[Source material]

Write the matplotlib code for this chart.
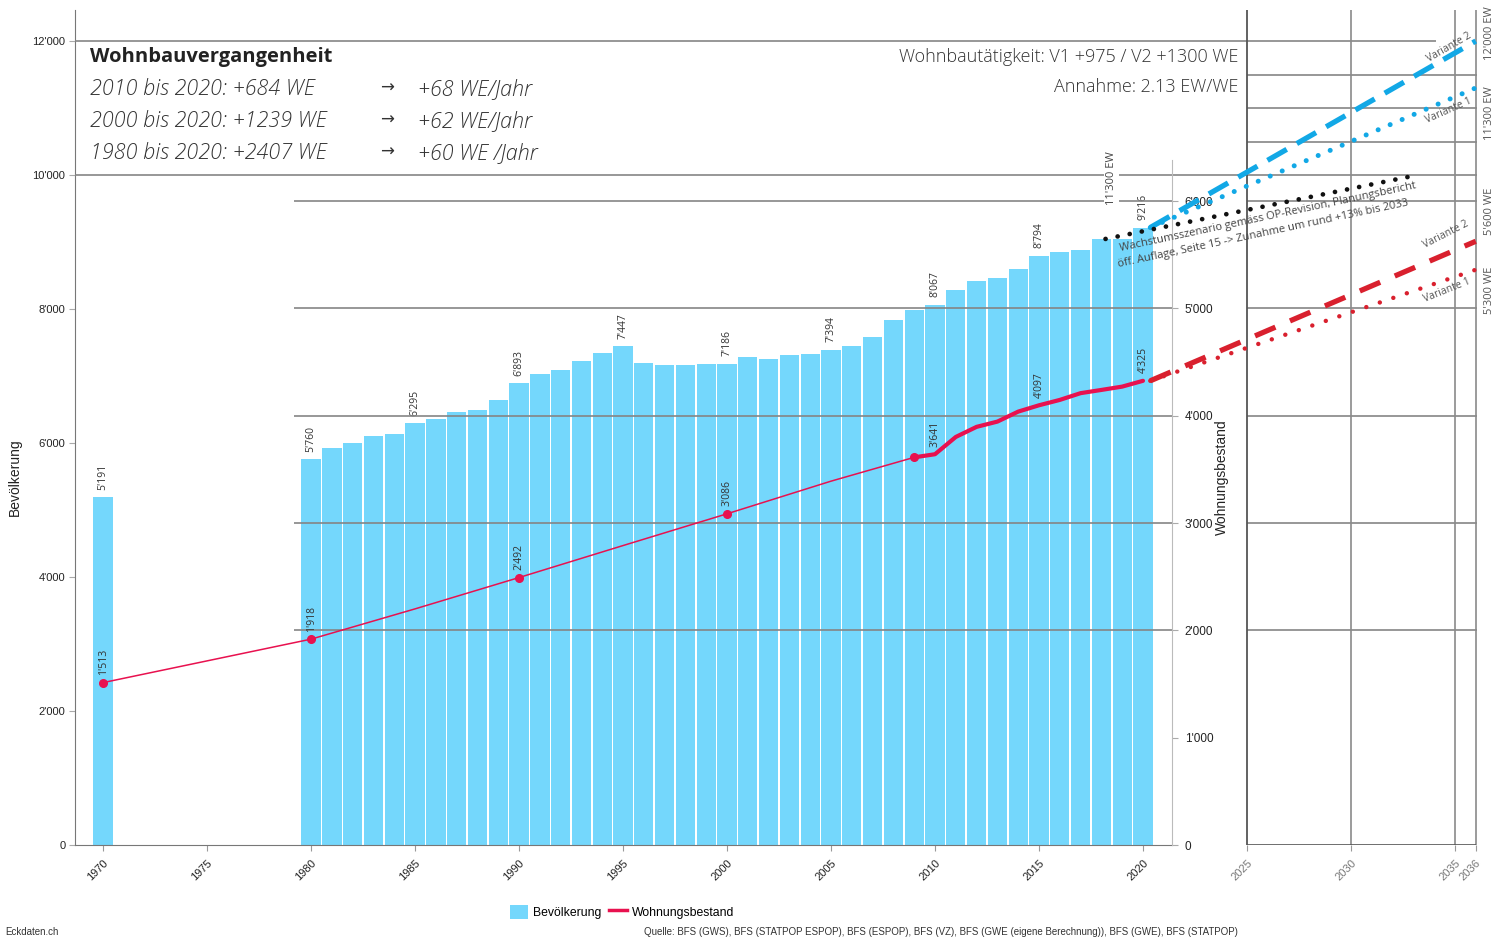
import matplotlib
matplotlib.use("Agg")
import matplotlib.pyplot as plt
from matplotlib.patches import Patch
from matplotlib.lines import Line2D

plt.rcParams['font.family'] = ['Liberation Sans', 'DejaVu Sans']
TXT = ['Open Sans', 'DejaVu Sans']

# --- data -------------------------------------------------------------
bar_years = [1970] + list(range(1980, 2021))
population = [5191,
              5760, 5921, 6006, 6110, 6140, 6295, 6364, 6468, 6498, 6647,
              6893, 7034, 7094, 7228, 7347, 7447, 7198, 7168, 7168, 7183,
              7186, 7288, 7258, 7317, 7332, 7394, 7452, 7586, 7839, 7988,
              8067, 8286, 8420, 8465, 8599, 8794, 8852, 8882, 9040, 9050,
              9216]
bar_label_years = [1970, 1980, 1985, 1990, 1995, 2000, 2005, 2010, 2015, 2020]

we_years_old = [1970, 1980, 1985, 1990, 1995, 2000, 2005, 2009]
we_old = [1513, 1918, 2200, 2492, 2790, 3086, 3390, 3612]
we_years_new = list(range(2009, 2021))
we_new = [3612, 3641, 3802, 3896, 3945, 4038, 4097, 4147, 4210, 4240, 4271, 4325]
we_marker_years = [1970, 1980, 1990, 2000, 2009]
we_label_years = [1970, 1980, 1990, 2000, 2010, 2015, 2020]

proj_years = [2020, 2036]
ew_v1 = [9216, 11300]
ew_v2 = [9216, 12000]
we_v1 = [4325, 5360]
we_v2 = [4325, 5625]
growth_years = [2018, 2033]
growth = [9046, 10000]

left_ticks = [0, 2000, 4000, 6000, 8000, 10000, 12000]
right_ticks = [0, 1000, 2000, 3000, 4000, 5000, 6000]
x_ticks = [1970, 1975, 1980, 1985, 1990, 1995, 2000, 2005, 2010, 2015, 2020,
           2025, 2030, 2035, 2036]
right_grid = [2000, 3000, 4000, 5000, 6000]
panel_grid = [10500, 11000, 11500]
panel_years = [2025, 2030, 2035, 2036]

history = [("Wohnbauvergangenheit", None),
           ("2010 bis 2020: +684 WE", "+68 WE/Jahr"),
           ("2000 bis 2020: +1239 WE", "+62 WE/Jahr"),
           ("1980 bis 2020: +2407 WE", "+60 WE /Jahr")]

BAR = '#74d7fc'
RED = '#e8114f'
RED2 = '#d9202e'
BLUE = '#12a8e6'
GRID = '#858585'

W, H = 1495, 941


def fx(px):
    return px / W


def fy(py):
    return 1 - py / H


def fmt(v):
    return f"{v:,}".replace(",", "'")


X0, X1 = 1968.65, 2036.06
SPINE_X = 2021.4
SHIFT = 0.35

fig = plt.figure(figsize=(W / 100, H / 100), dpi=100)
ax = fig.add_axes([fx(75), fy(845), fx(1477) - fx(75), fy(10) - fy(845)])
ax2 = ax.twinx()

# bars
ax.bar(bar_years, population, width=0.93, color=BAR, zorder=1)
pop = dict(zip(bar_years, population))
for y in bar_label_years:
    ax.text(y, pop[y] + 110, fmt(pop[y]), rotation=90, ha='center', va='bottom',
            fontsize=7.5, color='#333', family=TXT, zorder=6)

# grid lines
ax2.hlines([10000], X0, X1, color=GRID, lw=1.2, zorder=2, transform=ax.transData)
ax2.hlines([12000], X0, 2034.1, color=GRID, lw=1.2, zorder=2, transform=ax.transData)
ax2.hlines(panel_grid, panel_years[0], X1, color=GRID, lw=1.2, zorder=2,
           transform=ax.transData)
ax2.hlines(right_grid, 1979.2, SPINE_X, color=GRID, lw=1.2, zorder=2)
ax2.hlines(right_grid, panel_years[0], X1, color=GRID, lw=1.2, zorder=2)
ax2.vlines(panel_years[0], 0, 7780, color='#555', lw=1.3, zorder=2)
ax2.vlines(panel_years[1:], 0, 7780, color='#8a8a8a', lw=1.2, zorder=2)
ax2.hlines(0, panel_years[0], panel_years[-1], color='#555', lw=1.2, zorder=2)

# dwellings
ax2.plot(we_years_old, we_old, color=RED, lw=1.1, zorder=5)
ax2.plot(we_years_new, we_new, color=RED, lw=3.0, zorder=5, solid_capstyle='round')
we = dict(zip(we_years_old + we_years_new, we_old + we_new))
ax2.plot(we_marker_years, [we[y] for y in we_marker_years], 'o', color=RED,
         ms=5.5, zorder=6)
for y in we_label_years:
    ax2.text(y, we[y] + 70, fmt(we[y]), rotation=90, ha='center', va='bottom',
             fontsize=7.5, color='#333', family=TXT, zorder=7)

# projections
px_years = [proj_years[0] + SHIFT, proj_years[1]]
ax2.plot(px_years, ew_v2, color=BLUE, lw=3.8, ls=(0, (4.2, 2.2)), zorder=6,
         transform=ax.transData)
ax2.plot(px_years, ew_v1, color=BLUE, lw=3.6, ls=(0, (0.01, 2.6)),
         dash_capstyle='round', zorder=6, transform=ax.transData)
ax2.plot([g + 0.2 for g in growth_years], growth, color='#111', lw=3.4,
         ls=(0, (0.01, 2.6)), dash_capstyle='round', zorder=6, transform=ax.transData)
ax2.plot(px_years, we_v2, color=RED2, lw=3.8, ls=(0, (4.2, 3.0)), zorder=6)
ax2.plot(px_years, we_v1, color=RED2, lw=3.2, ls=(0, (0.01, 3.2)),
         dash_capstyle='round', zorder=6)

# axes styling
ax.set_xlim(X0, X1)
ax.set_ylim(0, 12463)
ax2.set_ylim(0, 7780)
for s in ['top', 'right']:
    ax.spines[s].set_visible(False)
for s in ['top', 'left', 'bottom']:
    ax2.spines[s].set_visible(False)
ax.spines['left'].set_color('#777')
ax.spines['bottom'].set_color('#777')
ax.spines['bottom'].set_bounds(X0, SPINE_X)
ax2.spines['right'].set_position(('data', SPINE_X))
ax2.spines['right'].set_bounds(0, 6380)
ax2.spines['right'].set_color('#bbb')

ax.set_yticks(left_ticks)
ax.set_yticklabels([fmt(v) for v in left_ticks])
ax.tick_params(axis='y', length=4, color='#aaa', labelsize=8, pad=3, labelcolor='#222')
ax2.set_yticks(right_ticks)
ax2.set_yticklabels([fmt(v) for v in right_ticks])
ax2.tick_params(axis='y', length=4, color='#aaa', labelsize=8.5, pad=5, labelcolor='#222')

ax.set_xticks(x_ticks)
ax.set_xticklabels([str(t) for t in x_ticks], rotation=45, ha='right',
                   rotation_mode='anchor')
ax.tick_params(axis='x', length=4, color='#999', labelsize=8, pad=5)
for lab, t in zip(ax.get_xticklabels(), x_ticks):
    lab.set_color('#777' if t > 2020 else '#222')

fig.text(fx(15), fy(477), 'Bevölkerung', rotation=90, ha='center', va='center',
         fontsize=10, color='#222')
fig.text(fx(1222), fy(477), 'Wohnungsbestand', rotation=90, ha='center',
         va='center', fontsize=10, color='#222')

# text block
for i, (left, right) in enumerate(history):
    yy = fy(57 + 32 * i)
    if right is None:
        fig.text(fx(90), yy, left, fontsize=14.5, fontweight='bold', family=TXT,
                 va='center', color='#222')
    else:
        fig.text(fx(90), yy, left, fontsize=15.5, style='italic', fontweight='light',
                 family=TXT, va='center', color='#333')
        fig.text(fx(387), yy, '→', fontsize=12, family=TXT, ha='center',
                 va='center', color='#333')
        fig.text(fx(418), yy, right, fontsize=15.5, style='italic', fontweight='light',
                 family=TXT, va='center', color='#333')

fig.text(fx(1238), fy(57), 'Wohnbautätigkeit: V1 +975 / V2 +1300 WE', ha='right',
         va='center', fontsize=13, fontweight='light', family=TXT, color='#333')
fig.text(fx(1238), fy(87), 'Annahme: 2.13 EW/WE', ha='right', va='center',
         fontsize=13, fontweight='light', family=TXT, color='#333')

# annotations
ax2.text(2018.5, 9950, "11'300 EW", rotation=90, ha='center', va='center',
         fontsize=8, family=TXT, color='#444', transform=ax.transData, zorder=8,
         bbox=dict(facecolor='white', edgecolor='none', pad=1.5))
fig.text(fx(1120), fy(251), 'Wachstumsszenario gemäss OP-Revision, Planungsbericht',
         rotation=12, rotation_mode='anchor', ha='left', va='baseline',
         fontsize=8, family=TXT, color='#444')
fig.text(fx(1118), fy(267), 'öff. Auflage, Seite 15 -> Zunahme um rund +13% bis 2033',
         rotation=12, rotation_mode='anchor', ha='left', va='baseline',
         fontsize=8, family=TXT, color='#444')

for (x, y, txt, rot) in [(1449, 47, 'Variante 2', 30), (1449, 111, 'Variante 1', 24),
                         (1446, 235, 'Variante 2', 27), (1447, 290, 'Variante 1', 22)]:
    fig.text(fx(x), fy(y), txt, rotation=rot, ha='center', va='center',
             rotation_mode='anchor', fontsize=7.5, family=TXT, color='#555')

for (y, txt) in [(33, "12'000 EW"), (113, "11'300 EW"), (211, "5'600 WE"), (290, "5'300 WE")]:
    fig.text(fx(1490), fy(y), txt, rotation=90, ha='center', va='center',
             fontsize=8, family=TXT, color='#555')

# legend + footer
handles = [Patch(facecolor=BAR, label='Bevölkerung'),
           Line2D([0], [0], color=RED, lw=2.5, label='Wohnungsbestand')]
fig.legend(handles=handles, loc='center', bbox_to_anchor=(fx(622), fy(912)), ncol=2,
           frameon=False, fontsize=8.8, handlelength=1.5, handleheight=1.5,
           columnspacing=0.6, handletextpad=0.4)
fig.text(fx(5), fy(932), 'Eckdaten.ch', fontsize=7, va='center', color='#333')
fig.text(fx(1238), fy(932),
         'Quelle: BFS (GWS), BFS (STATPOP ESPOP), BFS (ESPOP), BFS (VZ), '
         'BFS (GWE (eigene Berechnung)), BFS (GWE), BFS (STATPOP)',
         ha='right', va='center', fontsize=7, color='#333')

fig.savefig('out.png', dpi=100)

[Aim]
Copy exactly the lines running from the beginning of the listing through the line that has "2005, 2010, 2015, 2020]". Drop the pictures.

[The completed task]
Write the matplotlib code for this chart.
import matplotlib
matplotlib.use("Agg")
import matplotlib.pyplot as plt
from matplotlib.patches import Patch
from matplotlib.lines import Line2D

plt.rcParams['font.family'] = ['Liberation Sans', 'DejaVu Sans']
TXT = ['Open Sans', 'DejaVu Sans']

# --- data -------------------------------------------------------------
bar_years = [1970] + list(range(1980, 2021))
population = [5191,
              5760, 5921, 6006, 6110, 6140, 6295, 6364, 6468, 6498, 6647,
              6893, 7034, 7094, 7228, 7347, 7447, 7198, 7168, 7168, 7183,
              7186, 7288, 7258, 7317, 7332, 7394, 7452, 7586, 7839, 7988,
              8067, 8286, 8420, 8465, 8599, 8794, 8852, 8882, 9040, 9050,
              9216]
bar_label_years = [1970, 1980, 1985, 1990, 1995, 2000, 2005, 2010, 2015, 2020]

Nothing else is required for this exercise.